Required work: Transcribe every line from the top down to the line with "106, 116, 138];", both ends included, but not the pictures.

Recorded data:
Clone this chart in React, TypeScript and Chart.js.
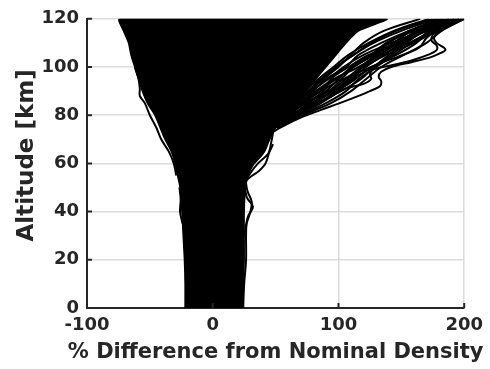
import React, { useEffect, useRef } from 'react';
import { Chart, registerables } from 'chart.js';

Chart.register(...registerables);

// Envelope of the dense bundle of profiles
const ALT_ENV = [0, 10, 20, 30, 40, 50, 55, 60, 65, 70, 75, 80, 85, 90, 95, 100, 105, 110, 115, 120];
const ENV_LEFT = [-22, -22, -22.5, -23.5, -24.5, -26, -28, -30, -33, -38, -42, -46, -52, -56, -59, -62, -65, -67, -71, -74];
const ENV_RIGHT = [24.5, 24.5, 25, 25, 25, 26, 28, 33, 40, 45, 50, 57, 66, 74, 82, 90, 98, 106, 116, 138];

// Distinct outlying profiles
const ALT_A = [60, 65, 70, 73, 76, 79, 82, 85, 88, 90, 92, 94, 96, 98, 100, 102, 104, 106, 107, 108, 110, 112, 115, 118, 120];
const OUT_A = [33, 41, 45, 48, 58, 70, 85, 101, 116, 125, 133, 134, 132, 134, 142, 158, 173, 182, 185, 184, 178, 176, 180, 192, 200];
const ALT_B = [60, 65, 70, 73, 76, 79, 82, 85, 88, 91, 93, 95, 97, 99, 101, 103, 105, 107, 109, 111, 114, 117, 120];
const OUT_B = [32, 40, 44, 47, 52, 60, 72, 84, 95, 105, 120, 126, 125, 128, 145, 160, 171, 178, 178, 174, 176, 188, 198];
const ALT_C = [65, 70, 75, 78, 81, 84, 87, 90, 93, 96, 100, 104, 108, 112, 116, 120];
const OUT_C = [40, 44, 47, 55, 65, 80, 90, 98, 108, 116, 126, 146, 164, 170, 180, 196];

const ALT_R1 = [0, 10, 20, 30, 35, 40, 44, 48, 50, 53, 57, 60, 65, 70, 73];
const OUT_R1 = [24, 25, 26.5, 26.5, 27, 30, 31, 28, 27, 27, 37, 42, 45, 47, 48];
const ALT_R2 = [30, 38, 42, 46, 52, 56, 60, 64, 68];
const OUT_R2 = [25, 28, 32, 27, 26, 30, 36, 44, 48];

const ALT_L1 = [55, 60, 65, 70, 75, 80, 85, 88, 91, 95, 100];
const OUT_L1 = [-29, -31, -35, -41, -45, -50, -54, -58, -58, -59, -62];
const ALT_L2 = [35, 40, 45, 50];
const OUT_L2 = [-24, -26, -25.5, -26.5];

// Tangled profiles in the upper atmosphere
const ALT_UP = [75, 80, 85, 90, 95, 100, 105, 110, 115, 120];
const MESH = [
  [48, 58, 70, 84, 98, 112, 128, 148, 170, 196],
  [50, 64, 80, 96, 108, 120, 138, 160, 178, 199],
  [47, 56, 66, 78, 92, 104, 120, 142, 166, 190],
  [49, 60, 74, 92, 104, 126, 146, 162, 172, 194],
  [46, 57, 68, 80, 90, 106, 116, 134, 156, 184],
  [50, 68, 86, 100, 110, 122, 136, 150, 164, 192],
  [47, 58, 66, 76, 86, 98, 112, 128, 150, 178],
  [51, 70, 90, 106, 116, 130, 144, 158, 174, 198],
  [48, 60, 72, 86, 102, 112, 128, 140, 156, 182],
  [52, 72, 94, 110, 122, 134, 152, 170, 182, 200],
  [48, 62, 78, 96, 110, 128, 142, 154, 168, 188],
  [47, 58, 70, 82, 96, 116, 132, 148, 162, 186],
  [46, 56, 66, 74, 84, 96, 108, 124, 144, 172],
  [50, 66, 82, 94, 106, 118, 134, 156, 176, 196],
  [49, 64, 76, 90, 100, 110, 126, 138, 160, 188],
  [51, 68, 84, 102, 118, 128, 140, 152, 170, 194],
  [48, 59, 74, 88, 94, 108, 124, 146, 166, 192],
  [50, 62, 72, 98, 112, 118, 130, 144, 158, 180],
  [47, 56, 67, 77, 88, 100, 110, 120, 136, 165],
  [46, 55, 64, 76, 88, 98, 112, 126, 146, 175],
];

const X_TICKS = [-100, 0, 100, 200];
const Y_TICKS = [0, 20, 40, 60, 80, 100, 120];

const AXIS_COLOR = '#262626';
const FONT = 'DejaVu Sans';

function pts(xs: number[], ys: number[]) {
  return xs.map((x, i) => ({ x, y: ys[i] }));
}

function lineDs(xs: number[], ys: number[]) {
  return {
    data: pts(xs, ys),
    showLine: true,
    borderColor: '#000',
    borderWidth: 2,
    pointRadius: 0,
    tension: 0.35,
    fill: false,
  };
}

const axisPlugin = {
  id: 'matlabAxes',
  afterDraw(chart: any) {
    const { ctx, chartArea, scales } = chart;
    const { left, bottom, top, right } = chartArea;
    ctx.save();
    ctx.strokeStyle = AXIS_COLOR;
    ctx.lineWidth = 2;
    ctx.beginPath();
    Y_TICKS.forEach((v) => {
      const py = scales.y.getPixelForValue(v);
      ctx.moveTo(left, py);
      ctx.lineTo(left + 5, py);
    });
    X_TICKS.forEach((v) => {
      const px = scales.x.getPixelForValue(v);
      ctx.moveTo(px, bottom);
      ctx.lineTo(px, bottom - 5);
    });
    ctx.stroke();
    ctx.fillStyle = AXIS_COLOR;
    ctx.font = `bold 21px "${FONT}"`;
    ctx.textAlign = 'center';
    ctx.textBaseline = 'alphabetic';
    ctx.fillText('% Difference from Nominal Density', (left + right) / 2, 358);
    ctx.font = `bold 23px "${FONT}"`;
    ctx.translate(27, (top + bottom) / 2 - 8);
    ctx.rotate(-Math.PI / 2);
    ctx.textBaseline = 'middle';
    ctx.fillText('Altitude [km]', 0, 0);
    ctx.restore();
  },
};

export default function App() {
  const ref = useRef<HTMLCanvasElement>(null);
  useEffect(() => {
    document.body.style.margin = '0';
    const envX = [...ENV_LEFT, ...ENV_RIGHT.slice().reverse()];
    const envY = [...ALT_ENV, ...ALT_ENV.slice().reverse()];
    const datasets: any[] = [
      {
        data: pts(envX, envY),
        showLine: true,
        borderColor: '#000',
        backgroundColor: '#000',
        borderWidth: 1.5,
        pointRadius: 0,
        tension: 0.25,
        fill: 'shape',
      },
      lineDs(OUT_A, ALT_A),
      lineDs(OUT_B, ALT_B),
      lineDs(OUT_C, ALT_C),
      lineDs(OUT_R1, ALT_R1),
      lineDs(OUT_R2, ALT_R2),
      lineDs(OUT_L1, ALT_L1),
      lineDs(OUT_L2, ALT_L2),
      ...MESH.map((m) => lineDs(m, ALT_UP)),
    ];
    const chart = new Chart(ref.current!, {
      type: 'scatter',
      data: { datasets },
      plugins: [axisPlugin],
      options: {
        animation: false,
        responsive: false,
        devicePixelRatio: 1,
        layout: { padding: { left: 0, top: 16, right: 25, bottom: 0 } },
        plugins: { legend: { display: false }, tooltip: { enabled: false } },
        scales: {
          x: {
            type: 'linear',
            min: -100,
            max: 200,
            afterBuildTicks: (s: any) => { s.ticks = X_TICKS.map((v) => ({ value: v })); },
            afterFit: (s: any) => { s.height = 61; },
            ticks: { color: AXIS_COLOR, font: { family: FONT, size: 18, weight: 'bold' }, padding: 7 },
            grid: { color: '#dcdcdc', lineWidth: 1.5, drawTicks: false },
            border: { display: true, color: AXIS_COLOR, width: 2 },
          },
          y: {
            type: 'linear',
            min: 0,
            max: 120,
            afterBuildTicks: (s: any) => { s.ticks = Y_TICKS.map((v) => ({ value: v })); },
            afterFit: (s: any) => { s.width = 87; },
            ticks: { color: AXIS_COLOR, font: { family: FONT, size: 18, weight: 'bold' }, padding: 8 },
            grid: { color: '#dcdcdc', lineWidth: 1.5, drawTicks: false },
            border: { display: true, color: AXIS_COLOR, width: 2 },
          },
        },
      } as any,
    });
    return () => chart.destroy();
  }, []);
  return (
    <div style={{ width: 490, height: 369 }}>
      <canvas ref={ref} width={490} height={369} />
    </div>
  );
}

Exercise result:
Clone this chart in React, TypeScript and Chart.js.
import React, { useEffect, useRef } from 'react';
import { Chart, registerables } from 'chart.js';

Chart.register(...registerables);

// Envelope of the dense bundle of profiles
const ALT_ENV = [0, 10, 20, 30, 40, 50, 55, 60, 65, 70, 75, 80, 85, 90, 95, 100, 105, 110, 115, 120];
const ENV_LEFT = [-22, -22, -22.5, -23.5, -24.5, -26, -28, -30, -33, -38, -42, -46, -52, -56, -59, -62, -65, -67, -71, -74];
const ENV_RIGHT = [24.5, 24.5, 25, 25, 25, 26, 28, 33, 40, 45, 50, 57, 66, 74, 82, 90, 98, 106, 116, 138];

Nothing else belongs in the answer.